Does anti-slavery reporting go far enough?
Only the biggest of big businesses will be required to do anything about slavery in their supply chains under legislation proposed by the federal government.
On Wednesday the Justice Minister, Michael Keenan, outlined plans to force businesses to report on the actions they take to eradicate modern slavery in their supply chains.
"The proposed reporting requirement will ensure large businesses and other entities operating in Australia publish annual statements outlining their actions to address this crime," says Keenan.
"It will support the business community to respond more effectively to modern slavery, raise business awareness of the issue and create a level playing field for business[es] to share information about what they are doing to eliminate modern slavery. Importantly, it will also encourage business[es] to use their market influence to improve workplace standards and practices."
The planned law mirrors aspects of the Modern Slavery Act introduced in the UK in 2015. A parliamentary committee is considering adopting other parts of that law.
Only big business need comply
Under the government's proposal only organisations with revenue over $100m would be required to publish a modern slavery statement. Some advocates say the bar should be set lower, requiring more businesses to report.
"This threshold only captures some 2000 companies and a lower threshold would do more to address the problem," says Law Council of Australia President, Fiona McLeod. "The UK's anti-slavery legislation model, for example, captures all businesses with revenue the equivalent of $A60 million and over."
"The government proposes that the mandatory reporting requirement only apply to large businesses because their size and market influence means they can play an important role in combating modern slavery," a spokesperson for the Attorney-General's Department told CHOICE.
"While medium-size business won’t be mandated to report, they will be able to voluntarily 'opt in'. The government proposes to develop comprehensive guidance to assist medium enterprises to do this if they choose."

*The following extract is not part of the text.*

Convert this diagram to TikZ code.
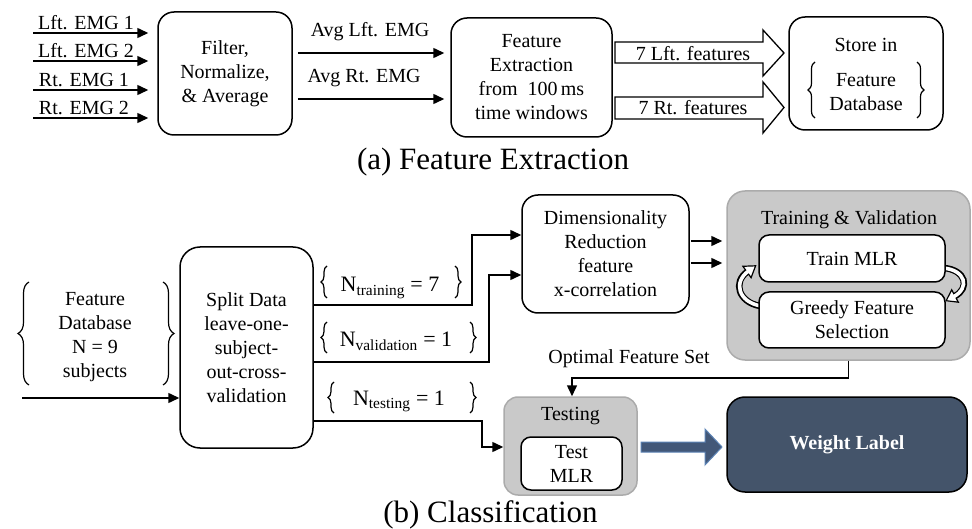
\documentclass[tikz,border=0pt]{standalone}
\usepackage{fontspec}
\setmainfont{Liberation Serif}
\usetikzlibrary{arrows.meta,decorations.pathreplacing,calc}
\definecolor{wlblue}{RGB}{68,84,106}
\definecolor{arrfill}{RGB}{67,88,120}
\definecolor{arrdraw}{RGB}{91,130,180}
\begin{document}
\begin{tikzpicture}[x=1pt,y=-1pt,
  every node/.style={font=\fontsize{20}{24}\selectfont, align=center, inner sep=0pt},
  box/.style={draw, line width=1.5pt, rounded corners=16pt},
  graybox/.style={draw=black!33, fill=black!21, line width=1.5pt, rounded corners=18pt},
  whitebox/.style={draw, fill=white, line width=1.5pt, rounded corners=10pt},
  arr/.style={line width=1.5pt, -{Triangle[length=11pt,width=10pt]}},
  brc/.style={decorate, decoration={brace, amplitude=7pt}, line width=1.2pt},
  lbl/.style={anchor=base},
  nlbl/.style={anchor=base, font=\fontsize{22}{26}\selectfont},
  captxt/.style={anchor=base, font=\fontsize{31}{36}\selectfont},
  blockarr/.style={draw, fill=white, line width=1.3pt, line join=miter},
]
\useasboundingbox (0,0) rectangle (972,529);

% ---------- (a) Feature Extraction ----------
\node[box, minimum width=134pt, minimum height=123pt] (filt) at (225,73.5) {Filter,\\Normalize,\\\& Average};
\node[box, minimum width=161pt, minimum height=119pt] (fe) at (531.5,77.5) {Feature\\Extraction\\from~~100\,ms\\time windows};
\node[box, minimum width=154pt, minimum height=113pt] (store) at (866,73.5) {};
\node (storein) at (866,45) {Store in};
\node (storefd) at (866,92) {Feature\\Database};
\draw[brc] (815,118) -- (815,62);
\draw[brc] (917,62) -- (917,118);

\coordinate (i1) at (33,33);
\coordinate (i2) at (33,61);
\coordinate (i3) at (33,90);
\coordinate (i4) at (33,118);
\foreach \c in {i1,i2,i3,i4} {\draw[arr, shorten >=9pt] (\c) -- (\c -| filt.west);}
\node[lbl] at (86,30) {Lft. EMG 1};
\node[lbl] at (86,58) {Lft. EMG 2};
\node[lbl] at (84,87) {Rt. EMG 1};
\node[lbl] at (84,115) {Rt. EMG 2};

\coordinate (a1) at (0,53);
\coordinate (a2) at (0,99);
\draw[arr, shorten <=5pt, shorten >=6pt] (filt.east |- a1) -- (fe.west |- a1);
\draw[arr, shorten <=5pt, shorten >=6pt] (filt.east |- a2) -- (fe.west |- a2);
\node[lbl] at (370,37) {Avg Lft. EMG};
\node[lbl] at (364,83) {Avg Rt. EMG};

\draw[blockarr] (615,42) -- (763,42) -- (763,30) -- (784,53) -- (763,76) -- (763,63) -- (615,63) -- cycle;
\draw[blockarr] (615,97) -- (763,97) -- (763,82) -- (784,107.5) -- (763,133) -- (763,119) -- (615,119) -- cycle;
\node[lbl] at (693,61) {7 Lft. features};
\node[lbl] at (693,115) {7 Rt. features};

\node[captxt] (capa) at (493,170) {(a) Feature Extraction};

% ---------- (b) Classification ----------
\node (fdb) at (95,337) {\fontsize{20}{23}\selectfont Feature\\Database\\N = 9\\subjects};
\draw[brc, decoration={amplitude=11pt}] (29,385) -- (29,282);
\draw[brc, decoration={amplitude=11pt}] (163,282) -- (163,385);

\node[box, rounded corners=20pt, minimum width=133pt, minimum height=201pt] (split) at (246.5,347.5) {Split Data\\leave-one-\\subject-\\out-cross-\\validation};
\coordinate (fin) at (22,398);
\draw[arr] (fin) -- (fin -| split.west);

\node[box, minimum width=167pt, minimum height=118pt] (dim) at (605.5,254) {Dimensionality\\Reduction\\feature\\x-correlation};

\coordinate (tr) at (472,305);
\coordinate (trtop) at (0,235);
\coordinate (va) at (489,362);
\coordinate (vatop) at (0,275);
\coordinate (te) at (482,421);
\coordinate (tebot) at (0,447);
\draw[arr] (tr -| split.east) -- (tr) |- (dim.west |- trtop);
\draw[arr] (va -| split.east) -- (va) |- (dim.west |- vatop);

\node[nlbl] at (390,292) {N\textsubscript{training} = 7};
\draw[brc, decoration={amplitude=6pt}] (327,298) -- (327,266);
\draw[brc, decoration={amplitude=6pt}] (455,266) -- (455,298);
\node[nlbl] at (396,347) {N\textsubscript{validation} = 1};
\draw[brc, decoration={amplitude=6pt}] (327,353) -- (327,322);
\draw[brc, decoration={amplitude=6pt}] (470,322) -- (470,353);
\node[nlbl] at (399,405) {N\textsubscript{testing} = 1};
\draw[brc, decoration={amplitude=6pt}] (334,413) -- (334,382);
\draw[brc, decoration={amplitude=6pt}] (470,382) -- (470,413);

% Training & Validation
\node[graybox, minimum width=243pt, minimum height=169pt] (tv) at (848.5,275.5) {};
\node (tvt) at (849,220) {Training \& Validation};

% curved loop arrows
\draw[line width=6.5pt] (760,306) .. controls (738,302) and (733,282) .. (747,272);
\draw[fill=white, line width=1.2pt, line join=miter] (751.1,277.7) -- (755.6,265.8) -- (742.9,266.3) -- cycle;
\draw[line width=3.6pt, white] (761,306) .. controls (738,302) and (733,282) .. (748.5,271);
\draw[line width=6.5pt] (944,268) .. controls (966,270) and (970,288) .. (955,296);
\draw[fill=white, line width=1.2pt, line join=miter] (958.3,302.2) -- (946.2,300.7) -- (951.7,289.8) -- cycle;
\draw[line width=3.6pt, white] (943,268) .. controls (966,270) and (970,288) .. (953.5,296.8);

\node[whitebox, minimum width=186pt, minimum height=47pt] (train) at (852,258.5) {Train MLR};
\node[whitebox, minimum width=186pt, minimum height=56pt] (greedy) at (852,320) {Greedy Feature\\Selection};

\coordinate (d1) at (0,241);
\coordinate (d2) at (0,263);
\draw[arr, shorten <=1pt, shorten >=4pt] (dim.east |- d1) -- (tv.west |- d1);
\draw[arr, shorten <=1pt, shorten >=4pt] (dim.east |- d2) -- (tv.west |- d2);

% Testing
\node[graybox, rounded corners=14pt, minimum width=133pt, minimum height=98pt] (test) at (570.5,446) {};
\node (testt) at (570.5,416) {Testing};
\node[whitebox, minimum width=101pt, minimum height=53pt] (tmlr) at (571.5,463.5) {Test\\MLR};

\draw[arr] (te -| split.east) -- (te) |- (test.west |- tebot);

\coordinate (opt) at (572,378);
\draw[arr] (tv.south) -- (tv.south |- opt) -- (opt) -- (opt |- test.north);
\node[lbl] at (629,363) {Optimal Feature Set};

% Weight label
\node[draw, line width=1.5pt, fill=wlblue, rounded corners=18pt, minimum width=240pt, minimum height=95pt, text=white, font=\fontsize{20}{24}\selectfont\bfseries] (wl) at (847,444.5) {Weight Label};
\draw[fill=arrfill, draw=arrdraw, line width=1pt, line join=miter] (641,442) -- (705,442) -- (705,429) -- (722,447) -- (705,465) -- (705,452) -- (641,452) -- cycle;

\node[captxt] (capb) at (490.5,522) {(b) Classification};
\end{tikzpicture}
\end{document}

In the UK there are no rules about what modern slavery statements need to cover, nor are there penalties for failing to publish a report. While the government has no plans to penalise businesses that don't report, it has beefed up reporting requirements.
Under the proposal firms will have to address four criteria, giving details about the risks of modern slavery in their supply chains, and the effectiveness of the processes they have in place to address them.
The CEO of the Walk Free Foundation, Jenn Morris, says the reporting rules give guidance to businesses about what is expected of them.
"Many businesses have expressed the view that having a level of guidance would be helpful for the completing of the reporting requirements; this has also been the experience of numerous UK businesses," she says.
"Fundamentally, Walk Free does support a ‘light touch’ approach over a prescriptive or punitive regime. We want to encourage businesses to actively ‘look and find’ across their supply chains and then implement real and sustainable solutions."
No penalties for non-compliance
While a modern slavery act has bipartisan support, Labor has slammed the government's proposal as "completely toothless", saying that without fines in place for businesses that fail to report, the system gives a free pass to big business on human rights.
"It is well-known that Michael Keenan has opposed a Modern Slavery Act from the start, so it is no wonder that the government has only agreed to the bare minimum," says justice spokesperson Clare O'Neil. "Tackling slavery should not be optional."
The proposed laws are out for public consultation until October.